Proof: Suppose the Markov chain is ergodic. Take any $x_0,x_1 \in X$. Let $f = 1_{x_1}$. Then, with probability $1$, $\frac{1}{N}\sum_{n \le N} f(X_n(\omega)) \to E[f(X)] = P(X = x_1)$. Since $P(X=x_1) > 0$, $P(\exists n \ge 2 : X_n = x_1 | X_1 = x_0) > 0$, which, by countable additivity, means there is some $n \ge 2$ with $P(X_n = x_1 | X_1 = x_0) > 0$, but $P(X_n = x_1 | X_1 = x_0) = \sum_{y_2,\dots,y_{n-1}} P(X_n = x_1 | X_{n-1} = y_{n-1})\dots P(X_2 = y_2 | X_1 = x_0)$, so there is some $y_2,\dots,y_{n-1}$ with each of the terms in the product being nonzero, which means there is a path from $x_0$ to $x_1$. Therefore, the Markov chain is strongly connected. The other direction uses Perron-Frobenius and some ergodic theory, which I omit.
Best Answer
There is a theorem in dynamical systems known as the pointwise ergodic theorem. What it says (in part) is that if $T$ is a measure theoretic transformation of some probability space, and if $f$ is a random variable with finite expectation $\int f$, i.e. if $f$ is integrable, then the time average $\hat f(x) = \lim_{n \to \infty} \frac{1}{n} \sum_{i=1}^n f(T^n(x))$ exists for almost all $x$, the function $\hat f$ is integrable, and its integral $\int\!\hat f$ is equal to the expectation of $f$, namely to $\int\!f$.

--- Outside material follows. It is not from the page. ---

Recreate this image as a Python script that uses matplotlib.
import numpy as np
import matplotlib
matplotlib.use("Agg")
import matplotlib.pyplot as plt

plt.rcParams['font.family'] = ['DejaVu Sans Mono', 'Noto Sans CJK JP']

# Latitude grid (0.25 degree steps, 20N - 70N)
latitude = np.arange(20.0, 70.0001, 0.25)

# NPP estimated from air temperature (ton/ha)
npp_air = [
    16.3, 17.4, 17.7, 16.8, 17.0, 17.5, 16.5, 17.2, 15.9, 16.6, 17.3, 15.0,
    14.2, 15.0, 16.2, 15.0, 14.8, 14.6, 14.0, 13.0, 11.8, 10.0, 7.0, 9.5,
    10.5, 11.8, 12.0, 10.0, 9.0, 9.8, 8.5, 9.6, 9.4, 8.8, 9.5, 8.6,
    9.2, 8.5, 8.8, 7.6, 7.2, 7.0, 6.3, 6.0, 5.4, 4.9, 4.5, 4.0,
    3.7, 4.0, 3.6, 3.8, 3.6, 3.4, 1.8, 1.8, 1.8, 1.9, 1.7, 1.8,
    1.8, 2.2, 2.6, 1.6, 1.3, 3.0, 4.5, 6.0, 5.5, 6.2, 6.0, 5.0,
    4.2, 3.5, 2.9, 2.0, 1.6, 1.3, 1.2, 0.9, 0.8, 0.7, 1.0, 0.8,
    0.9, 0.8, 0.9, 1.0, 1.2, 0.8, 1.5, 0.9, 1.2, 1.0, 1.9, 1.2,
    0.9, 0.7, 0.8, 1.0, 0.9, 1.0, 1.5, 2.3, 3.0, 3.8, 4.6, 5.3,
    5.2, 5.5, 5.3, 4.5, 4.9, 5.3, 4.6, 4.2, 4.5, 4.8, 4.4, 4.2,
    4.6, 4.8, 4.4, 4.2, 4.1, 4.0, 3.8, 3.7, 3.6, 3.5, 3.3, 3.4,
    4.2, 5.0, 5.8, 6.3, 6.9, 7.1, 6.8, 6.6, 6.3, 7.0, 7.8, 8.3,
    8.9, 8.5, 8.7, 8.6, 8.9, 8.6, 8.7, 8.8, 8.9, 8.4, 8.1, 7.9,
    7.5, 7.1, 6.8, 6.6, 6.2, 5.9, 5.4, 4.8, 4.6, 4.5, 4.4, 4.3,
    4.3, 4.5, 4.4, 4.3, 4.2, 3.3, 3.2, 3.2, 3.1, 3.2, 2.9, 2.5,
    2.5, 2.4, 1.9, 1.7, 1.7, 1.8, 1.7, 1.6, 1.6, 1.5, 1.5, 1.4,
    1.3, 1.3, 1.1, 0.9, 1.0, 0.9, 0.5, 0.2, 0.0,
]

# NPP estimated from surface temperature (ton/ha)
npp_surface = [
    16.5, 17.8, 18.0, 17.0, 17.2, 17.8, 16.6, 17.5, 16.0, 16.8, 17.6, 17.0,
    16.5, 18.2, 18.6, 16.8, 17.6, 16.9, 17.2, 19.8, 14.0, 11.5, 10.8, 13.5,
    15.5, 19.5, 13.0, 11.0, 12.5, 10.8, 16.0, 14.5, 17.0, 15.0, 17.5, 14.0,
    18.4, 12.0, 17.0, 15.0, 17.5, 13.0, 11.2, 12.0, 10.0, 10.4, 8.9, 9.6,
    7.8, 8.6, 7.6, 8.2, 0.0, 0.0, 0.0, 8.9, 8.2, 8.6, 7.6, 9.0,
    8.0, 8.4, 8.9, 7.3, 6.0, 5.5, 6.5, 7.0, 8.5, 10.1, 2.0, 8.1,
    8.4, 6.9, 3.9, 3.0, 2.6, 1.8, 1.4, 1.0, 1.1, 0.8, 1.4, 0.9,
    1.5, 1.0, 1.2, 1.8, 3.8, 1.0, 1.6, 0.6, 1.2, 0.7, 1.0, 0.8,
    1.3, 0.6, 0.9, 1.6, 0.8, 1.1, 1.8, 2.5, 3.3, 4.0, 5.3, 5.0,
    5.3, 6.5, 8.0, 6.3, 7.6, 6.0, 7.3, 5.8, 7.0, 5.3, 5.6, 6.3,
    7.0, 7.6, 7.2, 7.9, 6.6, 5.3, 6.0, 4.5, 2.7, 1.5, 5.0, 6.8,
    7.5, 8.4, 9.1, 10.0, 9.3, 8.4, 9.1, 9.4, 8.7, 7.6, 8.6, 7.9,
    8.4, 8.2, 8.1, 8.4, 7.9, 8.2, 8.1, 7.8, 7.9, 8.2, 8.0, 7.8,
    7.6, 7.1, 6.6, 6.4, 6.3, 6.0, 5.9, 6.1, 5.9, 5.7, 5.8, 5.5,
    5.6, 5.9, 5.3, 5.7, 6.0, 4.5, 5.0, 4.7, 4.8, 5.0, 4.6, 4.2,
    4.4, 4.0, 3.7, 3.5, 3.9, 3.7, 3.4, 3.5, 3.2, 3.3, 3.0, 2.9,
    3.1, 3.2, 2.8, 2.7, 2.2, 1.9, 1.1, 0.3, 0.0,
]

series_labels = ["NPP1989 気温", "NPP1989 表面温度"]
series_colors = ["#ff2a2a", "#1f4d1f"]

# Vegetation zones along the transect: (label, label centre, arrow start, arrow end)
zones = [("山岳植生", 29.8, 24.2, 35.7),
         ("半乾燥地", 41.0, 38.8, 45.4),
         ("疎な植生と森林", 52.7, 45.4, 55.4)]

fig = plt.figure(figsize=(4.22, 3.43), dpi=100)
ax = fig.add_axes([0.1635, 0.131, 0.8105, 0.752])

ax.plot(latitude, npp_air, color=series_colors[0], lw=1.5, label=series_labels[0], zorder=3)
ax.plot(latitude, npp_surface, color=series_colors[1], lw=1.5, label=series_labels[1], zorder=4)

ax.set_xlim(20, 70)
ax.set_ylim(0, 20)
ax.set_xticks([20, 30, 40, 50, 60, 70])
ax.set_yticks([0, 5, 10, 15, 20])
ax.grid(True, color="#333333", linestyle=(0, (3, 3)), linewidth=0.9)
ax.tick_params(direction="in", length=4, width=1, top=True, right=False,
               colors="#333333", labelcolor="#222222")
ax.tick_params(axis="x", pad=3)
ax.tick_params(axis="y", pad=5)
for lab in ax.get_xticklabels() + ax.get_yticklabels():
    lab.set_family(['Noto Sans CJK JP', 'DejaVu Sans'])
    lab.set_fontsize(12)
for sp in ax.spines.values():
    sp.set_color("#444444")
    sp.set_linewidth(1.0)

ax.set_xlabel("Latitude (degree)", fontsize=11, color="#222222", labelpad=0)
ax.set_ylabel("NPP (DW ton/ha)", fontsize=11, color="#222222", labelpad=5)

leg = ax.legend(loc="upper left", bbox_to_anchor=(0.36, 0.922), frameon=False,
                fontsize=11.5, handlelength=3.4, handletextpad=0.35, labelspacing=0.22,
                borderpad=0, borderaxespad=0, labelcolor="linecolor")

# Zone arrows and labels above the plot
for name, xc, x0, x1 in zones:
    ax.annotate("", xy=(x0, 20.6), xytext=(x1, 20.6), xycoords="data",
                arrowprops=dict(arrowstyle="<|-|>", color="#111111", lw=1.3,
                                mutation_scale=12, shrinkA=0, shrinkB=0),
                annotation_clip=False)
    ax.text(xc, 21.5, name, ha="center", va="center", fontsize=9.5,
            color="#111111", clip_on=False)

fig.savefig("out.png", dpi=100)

Ergodicity of $T$, combined with the pointwise ergodic theorem, implies that $\hat f=\int\!f$ almost everywhere.
If you now translate this conclusion into the language of stochastic processes by taking $X(n) = f \circ T^n$, you'll see that ergodicity of $T$ implies ergodicity of $X(n)$ as defined in this part of the wikipedia page you linked.